Theodore came first followed by Violet, Professor and then Corinthian – the order in which James had sent them out from the stables.

Now information reaches us that suggests that the skill required in getting this most extraordinary result may not have been entirely honest.

Theodore was the outsider who won the race at odds of 200-1. His form in 1821 had been good, and he won his first four races of 1822 so that at one stage he was 20-1 favourite for the Great St Leger, held on September 16.

But word started seeping out of Glasgow House that all was not well with the bay horse. First of all, he was badly lame. Jockey John Johnson burst into tears when instructed to take Theodore onto the Middleham gallops where he was outpaced by all the stable’s other horses. Then corns were found on Theodore’s feet.

His price slumped. Even his owner, wealthy gambler Edward Petre, sold the bets he had taken out on the horse at the start of the year, thus indicating a complete lack of confidence in Theodore’s chances.
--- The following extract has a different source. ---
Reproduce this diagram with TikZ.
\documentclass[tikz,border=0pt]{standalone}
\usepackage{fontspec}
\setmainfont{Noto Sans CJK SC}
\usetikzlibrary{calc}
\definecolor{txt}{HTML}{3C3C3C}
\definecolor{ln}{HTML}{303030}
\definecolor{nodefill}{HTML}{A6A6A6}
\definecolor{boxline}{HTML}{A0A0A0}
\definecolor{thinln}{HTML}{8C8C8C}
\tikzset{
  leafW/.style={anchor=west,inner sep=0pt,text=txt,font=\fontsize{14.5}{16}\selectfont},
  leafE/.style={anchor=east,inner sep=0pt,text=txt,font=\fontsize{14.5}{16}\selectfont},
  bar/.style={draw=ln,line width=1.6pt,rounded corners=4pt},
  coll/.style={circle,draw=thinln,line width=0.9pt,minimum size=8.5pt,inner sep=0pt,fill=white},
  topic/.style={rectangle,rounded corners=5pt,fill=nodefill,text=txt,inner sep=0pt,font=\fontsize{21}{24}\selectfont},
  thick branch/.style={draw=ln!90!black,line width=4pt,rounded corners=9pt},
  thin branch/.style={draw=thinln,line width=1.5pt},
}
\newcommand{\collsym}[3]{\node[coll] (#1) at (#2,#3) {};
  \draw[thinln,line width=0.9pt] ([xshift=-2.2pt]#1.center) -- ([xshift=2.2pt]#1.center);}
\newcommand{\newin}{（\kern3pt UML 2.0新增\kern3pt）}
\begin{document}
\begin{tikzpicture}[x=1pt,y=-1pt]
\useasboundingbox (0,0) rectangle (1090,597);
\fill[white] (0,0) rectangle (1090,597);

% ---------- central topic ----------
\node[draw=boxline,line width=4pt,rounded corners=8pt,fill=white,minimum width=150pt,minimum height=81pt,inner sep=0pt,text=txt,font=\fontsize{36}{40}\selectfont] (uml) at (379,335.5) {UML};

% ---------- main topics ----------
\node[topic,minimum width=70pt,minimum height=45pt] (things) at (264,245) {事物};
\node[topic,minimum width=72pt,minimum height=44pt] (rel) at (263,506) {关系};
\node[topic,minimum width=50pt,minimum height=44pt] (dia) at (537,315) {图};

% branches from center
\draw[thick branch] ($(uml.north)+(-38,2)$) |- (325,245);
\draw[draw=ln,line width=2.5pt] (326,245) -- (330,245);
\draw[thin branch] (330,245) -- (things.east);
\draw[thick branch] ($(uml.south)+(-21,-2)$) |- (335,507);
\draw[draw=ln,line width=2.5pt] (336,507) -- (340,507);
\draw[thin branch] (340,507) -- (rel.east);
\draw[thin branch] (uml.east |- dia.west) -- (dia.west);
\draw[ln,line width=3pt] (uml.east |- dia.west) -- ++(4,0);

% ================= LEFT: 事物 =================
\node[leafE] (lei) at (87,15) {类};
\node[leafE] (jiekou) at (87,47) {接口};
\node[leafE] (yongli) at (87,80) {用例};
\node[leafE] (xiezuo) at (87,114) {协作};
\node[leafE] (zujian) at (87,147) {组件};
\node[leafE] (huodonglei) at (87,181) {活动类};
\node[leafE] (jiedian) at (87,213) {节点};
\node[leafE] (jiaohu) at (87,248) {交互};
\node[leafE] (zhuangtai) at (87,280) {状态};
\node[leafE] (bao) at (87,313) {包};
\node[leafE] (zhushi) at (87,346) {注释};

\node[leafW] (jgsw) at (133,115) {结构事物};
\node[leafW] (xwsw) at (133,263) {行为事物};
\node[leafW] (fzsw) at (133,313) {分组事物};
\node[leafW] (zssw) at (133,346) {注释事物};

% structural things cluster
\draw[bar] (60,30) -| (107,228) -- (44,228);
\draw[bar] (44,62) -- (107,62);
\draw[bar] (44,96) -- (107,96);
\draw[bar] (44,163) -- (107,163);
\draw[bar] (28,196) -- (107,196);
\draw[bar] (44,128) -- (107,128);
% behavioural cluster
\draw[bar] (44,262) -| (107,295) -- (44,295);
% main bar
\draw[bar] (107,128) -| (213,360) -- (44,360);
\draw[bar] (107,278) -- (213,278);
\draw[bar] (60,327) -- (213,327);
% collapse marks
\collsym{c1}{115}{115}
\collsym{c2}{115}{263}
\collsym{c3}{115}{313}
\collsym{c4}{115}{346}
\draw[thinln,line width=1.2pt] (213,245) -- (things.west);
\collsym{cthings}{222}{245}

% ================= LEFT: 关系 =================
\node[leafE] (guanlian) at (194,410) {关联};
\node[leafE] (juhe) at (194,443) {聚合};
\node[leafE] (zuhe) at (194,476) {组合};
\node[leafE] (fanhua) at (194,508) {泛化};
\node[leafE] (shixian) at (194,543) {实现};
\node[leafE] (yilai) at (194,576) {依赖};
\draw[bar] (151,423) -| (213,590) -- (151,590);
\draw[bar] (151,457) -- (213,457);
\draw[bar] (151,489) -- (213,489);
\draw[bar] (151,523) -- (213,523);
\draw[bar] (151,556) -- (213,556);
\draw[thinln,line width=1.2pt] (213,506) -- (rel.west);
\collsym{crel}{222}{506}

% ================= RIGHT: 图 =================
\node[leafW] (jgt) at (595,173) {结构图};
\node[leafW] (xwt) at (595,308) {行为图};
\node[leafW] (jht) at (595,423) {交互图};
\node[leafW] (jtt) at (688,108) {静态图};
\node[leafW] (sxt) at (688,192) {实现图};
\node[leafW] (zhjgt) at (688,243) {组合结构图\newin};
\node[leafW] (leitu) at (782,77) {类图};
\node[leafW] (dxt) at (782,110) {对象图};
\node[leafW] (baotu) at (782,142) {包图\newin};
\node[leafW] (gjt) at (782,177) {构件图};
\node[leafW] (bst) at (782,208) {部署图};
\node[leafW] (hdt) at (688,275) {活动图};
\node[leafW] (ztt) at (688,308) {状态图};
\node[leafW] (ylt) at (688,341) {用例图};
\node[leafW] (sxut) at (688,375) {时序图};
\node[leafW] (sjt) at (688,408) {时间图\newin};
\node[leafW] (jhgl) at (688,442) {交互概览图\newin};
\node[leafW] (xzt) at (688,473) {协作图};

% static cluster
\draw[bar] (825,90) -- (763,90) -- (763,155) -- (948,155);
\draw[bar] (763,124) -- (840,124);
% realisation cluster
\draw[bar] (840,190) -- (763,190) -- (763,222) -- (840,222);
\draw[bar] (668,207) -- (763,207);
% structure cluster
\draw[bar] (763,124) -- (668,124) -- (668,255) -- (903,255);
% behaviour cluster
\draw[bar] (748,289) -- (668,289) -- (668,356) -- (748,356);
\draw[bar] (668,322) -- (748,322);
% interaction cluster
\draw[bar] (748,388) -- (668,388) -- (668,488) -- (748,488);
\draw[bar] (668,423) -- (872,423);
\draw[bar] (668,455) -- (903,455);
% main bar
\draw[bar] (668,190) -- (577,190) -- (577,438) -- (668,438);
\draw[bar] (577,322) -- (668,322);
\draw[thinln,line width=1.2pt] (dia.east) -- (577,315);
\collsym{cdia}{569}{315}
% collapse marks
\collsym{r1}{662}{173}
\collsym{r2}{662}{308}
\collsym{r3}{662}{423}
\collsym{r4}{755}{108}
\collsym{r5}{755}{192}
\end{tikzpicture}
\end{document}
Instead, Swap, owned by the Orde-Powletts of Bolton Castle was installed as the 2-1 favourite in the large field of 23 runners.

At Doncaster on September 16, Johnson put Theodore at the front from the start, and he stayed there, winning easily by a length from Violet (50-1) and Professor (200-1), with Swap finishing way down the field.
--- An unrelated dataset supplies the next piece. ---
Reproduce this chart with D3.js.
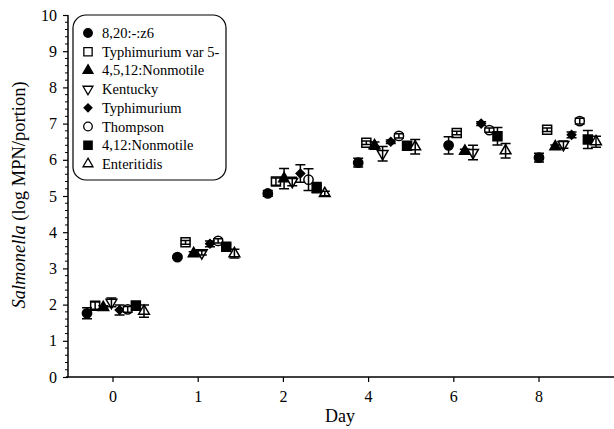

Not only had James Croft trained the first four horses, but the first three had come home at lucratively long odds.

Indeed, it was Marmaduke Wyvill of Constable Burton Hall, near Bedale, who had bought the bets worth £200 from owner Mr Petre, and when Theodore crossed the line first, he made £6,000 (more than £750,000 in today’s prices, according to the Bank of England Inflation Calculator). Only a fortnight ago, we told how Marmaduke’s father, the Reverend Christopher Wyvill, campaigned against slavery and his brother, Admiral Christopher Wyvill, commanded a warship off the African coast which actually stopped the slave trade.

“It just goes to show they weren’t all saints,” says their descendant, Charles Wyvill, as he kindly passes the story on.

Two days later, the Gascoigne Stakes were run over the same distance and course at Doncaster. They were just two entrants: Theodore and Swap. Given their respective performances in the St Leger, Theodore was the outright favourite – and came hobbling home a long way behind Swap.

There were, understandably, allegations that a Yorkshire triumvirate of Middleham, Bolton Castle and Constable Burton had somehow conspired to fix the big race, but other pundits pointed out that Swap was a notoriously “sulky” horse who wouldn’t have liked the crowded field of the St Leger and that Theodore had probably aggravated his old injuries in winning the big race.

Nothing was proved.

But the St Leger was the pinnacle of Theodore’s career. He retired in 1826 have won nine of his 22 races. He wasn’t considered a success at stud and ended up in France.